━━━━━ Material
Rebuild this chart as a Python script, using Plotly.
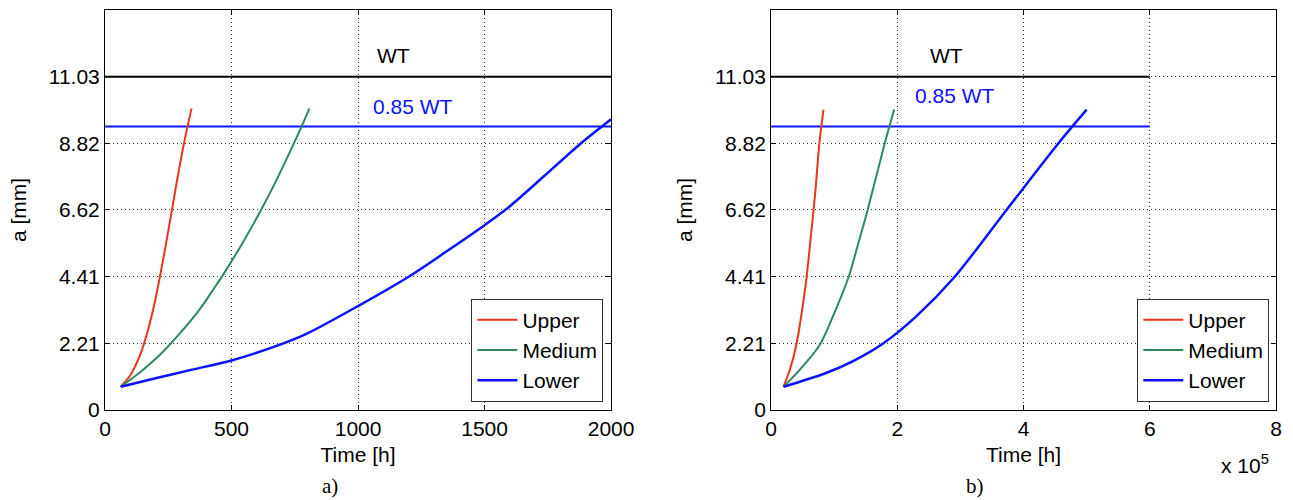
import plotly.graph_objects as go

# ---------------- data ----------------
WT = 11.03
WT85 = 9.38
y_ticks = [0, 2.21, 4.41, 6.62, 8.82, 11.03]
y_ticktext = ["0", "2.21", "4.41", "6.62", "8.82", "11.03"]

# panel a) time in hours
a_upper_t = [62, 100, 140, 170, 195, 217, 240, 263, 288, 312, 342]
a_upper_a = [0.77, 1.15, 1.85, 2.65, 3.50, 4.41, 5.45, 6.55, 7.75, 8.82, 9.98]
a_medium_t = [62, 140, 215, 294, 375, 424, 467, 543, 616, 677, 739, 778, 808]
a_medium_a = [0.77, 1.26, 1.81, 2.52, 3.34, 3.94, 4.48, 5.52, 6.61, 7.60, 8.69, 9.40, 9.98]
a_lower_t = [62, 204, 336, 500, 664, 796, 1000, 1200, 1350, 1480, 1585, 1730, 1880, 2000]
a_lower_a = [0.77, 1.06, 1.32, 1.64, 2.08, 2.52, 3.44, 4.41, 5.25, 6.00, 6.64, 7.70, 8.82, 9.62]
a_xlim = [0, 2000]

# panel b) time in hours (axis shown in units of 1e5)
b_upper_t = [19700, 30000, 40000, 48000, 56000, 64000, 70000, 76500, 83000]
b_upper_a = [0.77, 1.35, 2.15, 3.15, 4.35, 5.95, 7.20, 8.82, 9.94]
b_medium_t = [19700, 45000, 77000, 100000, 123000, 138000, 153000, 180000, 195000]
b_medium_a = [0.77, 1.32, 2.15, 3.20, 4.41, 5.50, 6.62, 8.82, 9.94]
b_lower_t = [19700, 84000, 130000, 178000, 230000, 291000, 373000, 455000, 500000]
b_lower_a = [0.77, 1.20, 1.62, 2.21, 3.10, 4.41, 6.62, 8.82, 9.94]
b_hline_t = [0, 600000]
b_xticks = [0, 200000, 400000, 600000, 800000]
b_xticktext = ["0", "2", "4", "6", "8"]

series_names = ["Upper", "Medium", "Lower"]
series_colors = ["#e8361c", "#2e8a5c", "#0a14ff"]
series_widths = [2, 2, 2.5]

FONT = "Liberation Sans, Arial, sans-serif"
FS = 21

# frame geometry (pixels)
W, H = 1293, 500
ML, MR, MT, MB = 104.5, 17.3, 9.5, 89.5
IW = W - ML - MR
IH = H - MT - MB


def px(xpix):
    return (xpix - ML) / IW


def py(ypix):
    return (H - MB - ypix) / IH


fig = go.Figure()

# ---------- panel a ----------
fig.add_trace(go.Scatter(x=a_xlim, y=[WT, WT], mode="lines", line=dict(color="black", width=2),
                         showlegend=False, xaxis="x", yaxis="y"))
fig.add_trace(go.Scatter(x=a_xlim, y=[WT85, WT85], mode="lines", line=dict(color="#0a14ff", width=2),
                         showlegend=False, xaxis="x", yaxis="y"))
for name, col, w, tx, ay in zip(series_names, series_colors, series_widths,
                                [a_upper_t, a_medium_t, a_lower_t],
                                [a_upper_a, a_medium_a, a_lower_a]):
    fig.add_trace(go.Scatter(x=tx, y=ay, mode="lines", name=name,
                             line=dict(color=col, width=w, shape="spline", smoothing=0.8),
                             xaxis="x", yaxis="y", legend="legend"))

# ---------- panel b ----------
fig.add_trace(go.Scatter(x=b_hline_t, y=[WT, WT], mode="lines", line=dict(color="black", width=2),
                         showlegend=False, xaxis="x2", yaxis="y2"))
fig.add_trace(go.Scatter(x=b_hline_t, y=[WT85, WT85], mode="lines", line=dict(color="#0a14ff", width=2),
                         showlegend=False, xaxis="x2", yaxis="y2"))
for name, col, w, tx, ay in zip(series_names, series_colors, series_widths,
                                [b_upper_t, b_medium_t, b_lower_t],
                                [b_upper_a, b_medium_a, b_lower_a]):
    fig.add_trace(go.Scatter(x=tx, y=ay, mode="lines", name=name,
                             line=dict(color=col, width=w, shape="spline", smoothing=0.8),
                             xaxis="x2", yaxis="y2", legend="legend2"))

axis_common = dict(
    showline=True, linecolor="black", linewidth=1, mirror="ticks",
    ticks="inside", ticklen=5, tickcolor="black",
    showgrid=True, gridcolor="#333333", griddash="1px,3px", gridwidth=1,
    zeroline=False, automargin=False,
    tickfont=dict(family=FONT, size=FS, color="black"),
    title_font=dict(family=FONT, size=FS, color="black"),
)

legend_common = dict(xanchor="right", yanchor="bottom", bgcolor="white", bordercolor="#333333",
                     borderwidth=1, font=dict(family=FONT, size=FS, color="black"),
                     tracegroupgap=0, itemwidth=40)
fig.update_layout(
    width=W, height=H,
    margin=dict(l=ML, r=MR, t=MT, b=MB, autoexpand=False),
    paper_bgcolor="white", plot_bgcolor="white",
    font=dict(family=FONT, size=FS, color="black"),
    xaxis=dict(domain=[px(104.5), px(610.7)], range=a_xlim, tickvals=[0, 500, 1000, 1500, 2000],
               title=dict(text="Time [h]", standoff=8), anchor="y", **axis_common),
    yaxis=dict(domain=[0, 1], range=[0, 1.2 * WT], tickvals=y_ticks, ticktext=y_ticktext,
               title=dict(text="a [mm]", standoff=16), anchor="x", **axis_common),
    xaxis2=dict(domain=[px(770.7), px(1275.7)], range=[0, 800000], tickvals=b_xticks,
                ticktext=b_xticktext, title=dict(text="Time [h]", standoff=8), anchor="y2", **axis_common),
    yaxis2=dict(domain=[0, 1], range=[0, 1.2 * WT], tickvals=y_ticks, ticktext=y_ticktext,
                title=dict(text="a [mm]", standoff=16), anchor="x2", **axis_common),
    legend=dict(x=px(603), y=py(402), **legend_common),
    legend2=dict(x=px(1269), y=py(402), **legend_common),
    showlegend=True,
)

annots = [
    dict(x=1142, y=11.74, xref="x", yref="y", text="WT", font=dict(color="black", size=FS)),
    dict(x=1218, y=10.05, xref="x", yref="y", text="0.85 WT", font=dict(color="#0a14ff", size=FS)),
    dict(x=278000, y=11.74, xref="x2", yref="y2", text="WT", font=dict(color="black", size=FS)),
    dict(x=291000, y=10.4, xref="x2", yref="y2", text="0.85 WT", font=dict(color="#0a14ff", size=FS)),
    dict(x=px(1245), y=py(465), xref="paper", yref="paper", text="x 10<sup>5</sup>",
         font=dict(color="black", size=FS)),
    dict(x=px(330), y=py(487), xref="paper", yref="paper", text="a)",
         font=dict(family="Liberation Serif, Times New Roman, serif", color="black", size=21)),
    dict(x=px(975), y=py(487), xref="paper", yref="paper", text="b)",
         font=dict(family="Liberation Serif, Times New Roman, serif", color="black", size=21)),
]
for a in annots:
    a.setdefault("showarrow", False)
    a["xanchor"] = "center"
    a["yanchor"] = "middle"
    a["font"].setdefault("family", FONT)
    fig.add_annotation(**a)

fig.write_html("out.html")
━━━━━━━━━━
◆ What this task involves
The data above needs to be retyped exactly, with the images left out.

◆ Full output
Rebuild this chart as a Python script, using Plotly.
import plotly.graph_objects as go

# ---------------- data ----------------
WT = 11.03
WT85 = 9.38
y_ticks = [0, 2.21, 4.41, 6.62, 8.82, 11.03]
y_ticktext = ["0", "2.21", "4.41", "6.62", "8.82", "11.03"]

# panel a) time in hours
a_upper_t = [62, 100, 140, 170, 195, 217, 240, 263, 288, 312, 342]
a_upper_a = [0.77, 1.15, 1.85, 2.65, 3.50, 4.41, 5.45, 6.55, 7.75, 8.82, 9.98]
a_medium_t = [62, 140, 215, 294, 375, 424, 467, 543, 616, 677, 739, 778, 808]
a_medium_a = [0.77, 1.26, 1.81, 2.52, 3.34, 3.94, 4.48, 5.52, 6.61, 7.60, 8.69, 9.40, 9.98]
a_lower_t = [62, 204, 336, 500, 664, 796, 1000, 1200, 1350, 1480, 1585, 1730, 1880, 2000]
a_lower_a = [0.77, 1.06, 1.32, 1.64, 2.08, 2.52, 3.44, 4.41, 5.25, 6.00, 6.64, 7.70, 8.82, 9.62]
a_xlim = [0, 2000]

# panel b) time in hours (axis shown in units of 1e5)
b_upper_t = [19700, 30000, 40000, 48000, 56000, 64000, 70000, 76500, 83000]
b_upper_a = [0.77, 1.35, 2.15, 3.15, 4.35, 5.95, 7.20, 8.82, 9.94]
b_medium_t = [19700, 45000, 77000, 100000, 123000, 138000, 153000, 180000, 195000]
b_medium_a = [0.77, 1.32, 2.15, 3.20, 4.41, 5.50, 6.62, 8.82, 9.94]
b_lower_t = [19700, 84000, 130000, 178000, 230000, 291000, 373000, 455000, 500000]
b_lower_a = [0.77, 1.20, 1.62, 2.21, 3.10, 4.41, 6.62, 8.82, 9.94]
b_hline_t = [0, 600000]
b_xticks = [0, 200000, 400000, 600000, 800000]
b_xticktext = ["0", "2", "4", "6", "8"]

series_names = ["Upper", "Medium", "Lower"]
series_colors = ["#e8361c", "#2e8a5c", "#0a14ff"]
series_widths = [2, 2, 2.5]

FONT = "Liberation Sans, Arial, sans-serif"
FS = 21

# frame geometry (pixels)
W, H = 1293, 500
ML, MR, MT, MB = 104.5, 17.3, 9.5, 89.5
IW = W - ML - MR
IH = H - MT - MB


def px(xpix):
    return (xpix - ML) / IW


def py(ypix):
    return (H - MB - ypix) / IH


fig = go.Figure()

# ---------- panel a ----------
fig.add_trace(go.Scatter(x=a_xlim, y=[WT, WT], mode="lines", line=dict(color="black", width=2),
                         showlegend=False, xaxis="x", yaxis="y"))
fig.add_trace(go.Scatter(x=a_xlim, y=[WT85, WT85], mode="lines", line=dict(color="#0a14ff", width=2),
                         showlegend=False, xaxis="x", yaxis="y"))
for name, col, w, tx, ay in zip(series_names, series_colors, series_widths,
                                [a_upper_t, a_medium_t, a_lower_t],
                                [a_upper_a, a_medium_a, a_lower_a]):
    fig.add_trace(go.Scatter(x=tx, y=ay, mode="lines", name=name,
                             line=dict(color=col, width=w, shape="spline", smoothing=0.8),
                             xaxis="x", yaxis="y", legend="legend"))

# ---------- panel b ----------
fig.add_trace(go.Scatter(x=b_hline_t, y=[WT, WT], mode="lines", line=dict(color="black", width=2),
                         showlegend=False, xaxis="x2", yaxis="y2"))
fig.add_trace(go.Scatter(x=b_hline_t, y=[WT85, WT85], mode="lines", line=dict(color="#0a14ff", width=2),
                         showlegend=False, xaxis="x2", yaxis="y2"))
for name, col, w, tx, ay in zip(series_names, series_colors, series_widths,
                                [b_upper_t, b_medium_t, b_lower_t],
                                [b_upper_a, b_medium_a, b_lower_a]):
    fig.add_trace(go.Scatter(x=tx, y=ay, mode="lines", name=name,
                             line=dict(color=col, width=w, shape="spline", smoothing=0.8),
                             xaxis="x2", yaxis="y2", legend="legend2"))

axis_common = dict(
    showline=True, linecolor="black", linewidth=1, mirror="ticks",
    ticks="inside", ticklen=5, tickcolor="black",
    showgrid=True, gridcolor="#333333", griddash="1px,3px", gridwidth=1,
    zeroline=False, automargin=False,
    tickfont=dict(family=FONT, size=FS, color="black"),
    title_font=dict(family=FONT, size=FS, color="black"),
)

legend_common = dict(xanchor="right", yanchor="bottom", bgcolor="white", bordercolor="#333333",
                     borderwidth=1, font=dict(family=FONT, size=FS, color="black"),
                     tracegroupgap=0, itemwidth=40)
fig.update_layout(
    width=W, height=H,
    margin=dict(l=ML, r=MR, t=MT, b=MB, autoexpand=False),
    paper_bgcolor="white", plot_bgcolor="white",
    font=dict(family=FONT, size=FS, color="black"),
    xaxis=dict(domain=[px(104.5), px(610.7)], range=a_xlim, tickvals=[0, 500, 1000, 1500, 2000],
               title=dict(text="Time [h]", standoff=8), anchor="y", **axis_common),
    yaxis=dict(domain=[0, 1], range=[0, 1.2 * WT], tickvals=y_ticks, ticktext=y_ticktext,
               title=dict(text="a [mm]", standoff=16), anchor="x", **axis_common),
    xaxis2=dict(domain=[px(770.7), px(1275.7)], range=[0, 800000], tickvals=b_xticks,
                ticktext=b_xticktext, title=dict(text="Time [h]", standoff=8), anchor="y2", **axis_common),
    yaxis2=dict(domain=[0, 1], range=[0, 1.2 * WT], tickvals=y_ticks, ticktext=y_ticktext,
                title=dict(text="a [mm]", standoff=16), anchor="x2", **axis_common),
    legend=dict(x=px(603), y=py(402), **legend_common),
    legend2=dict(x=px(1269), y=py(402), **legend_common),
    showlegend=True,
)

annots = [
    dict(x=1142, y=11.74, xref="x", yref="y", text="WT", font=dict(color="black", size=FS)),
    dict(x=1218, y=10.05, xref="x", yref="y", text="0.85 WT", font=dict(color="#0a14ff", size=FS)),
    dict(x=278000, y=11.74, xref="x2", yref="y2", text="WT", font=dict(color="black", size=FS)),
    dict(x=291000, y=10.4, xref="x2", yref="y2", text="0.85 WT", font=dict(color="#0a14ff", size=FS)),
    dict(x=px(1245), y=py(465), xref="paper", yref="paper", text="x 10<sup>5</sup>",
         font=dict(color="black", size=FS)),
    dict(x=px(330), y=py(487), xref="paper", yref="paper", text="a)",
         font=dict(family="Liberation Serif, Times New Roman, serif", color="black", size=21)),
    dict(x=px(975), y=py(487), xref="paper", yref="paper", text="b)",
         font=dict(family="Liberation Serif, Times New Roman, serif", color="black", size=21)),
]
for a in annots:
    a.setdefault("showarrow", False)
    a["xanchor"] = "center"
    a["yanchor"] = "middle"
    a["font"].setdefault("family", FONT)
    fig.add_annotation(**a)

fig.write_html("out.html")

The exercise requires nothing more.